Chamoli disaster revives tales of Gaura Devi and her role in Chipko movement
Raini village's Gaura Devi who played a key role in the Chipko movement in March 1974.
Uttarakhand's Raini village in Chamoli district, where flash flood tragedy struck on Sunday, has played a central role in one of India’s first major environmental movements -the Chipko movement. Legendary Gaura Devi, who paved the way for the movement, hailed from this very village.
The movement in the early 1970s became a rallying point for future non-violent environmental movements in India and even attracted international attention.
Noted historian Ajay Singh Rawat, who has authored many books on Uttarakhand’s ecology and environment, said it was Gaura Devi who played a key role in the Chipko movement in March 1974 when contractors engaged by an Allahabad-based sports goods company came to Raini village to cut Ash trees.

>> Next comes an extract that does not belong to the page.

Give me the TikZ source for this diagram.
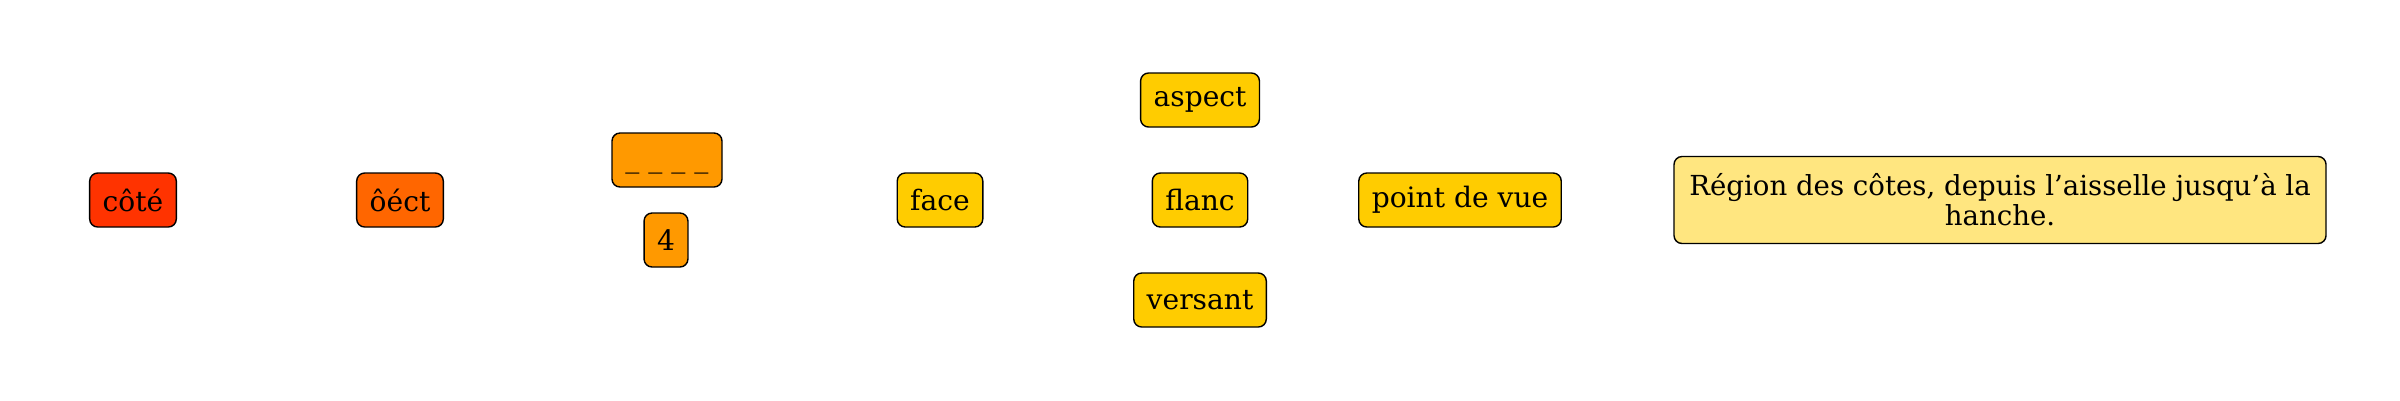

“The male members of the village had gone away. It was Gaura Devi and the women of the nearby villages who hugged the trees and didn’t allow the contractors to cut them. Raini village is divided by Rishiganga. One side is called Pala Raini while the other is known as Wala Raini. Devi was born on the Pala side in 1925 but came to live on the Wala side early in her life,” he said.
Inspired by Gandhian non-violence, the Chipko movement started in 1973 against felling of trees and spread throughout the Himalayas. The word 'Chipko' means 'to hug' and this is how the movement came to be known as the Chipko movement. The movement got attention across the country and the Central government brought Forest Protection Act, a law to regulate forests in a bid to conserve them across India.
“It was because of her bravery and determination that the contractors backed off and the then Uttar Pradesh government set up a committee of experts to investigate the matter. Later, the committee maintained that the Raini forest area was an ecologically sensitive region and no trees should be felled there,” he said.
“The environment movement she started made India realise the importance of forests and sustainable development, especially in the Himalayan region where it was the first such movement. It created awareness on the importance of forests and inspired many policy changes and people to fight for the cause of forests and local ecology."
Rawat said that if Uttarakhand has good forest cover at present, Gaura Devi has a major role in it. “She changed our attitude and outlook towards forests. Her fight to save her forests also showed what villagers can do to save their green wealth from the commercial interests if they are determined to do so,” he said.
Chipko movement leader Sunder Lal Bahuguna said the women from the hills have a special relationship with their local forests.
“They go to forests every day to get grass and fallen branches. They know how to use forests without damaging them. They think of the forests as their mother, a provider. So when contractors came to cut trees, they hugged the trees and offered to be killed rather than allow contractors to fell trees,” he said
“Whenever you play with Nature, cut forests, whenever you overexploit the rivers with too many dams, nature replies with such disasters. This disaster should remind us of the role of people like Gaura Devi and her message. We have to make more efforts to save the forests, ecology and environment of the Himalayas. Playing with nature will keep triggering such tragedies,” he said.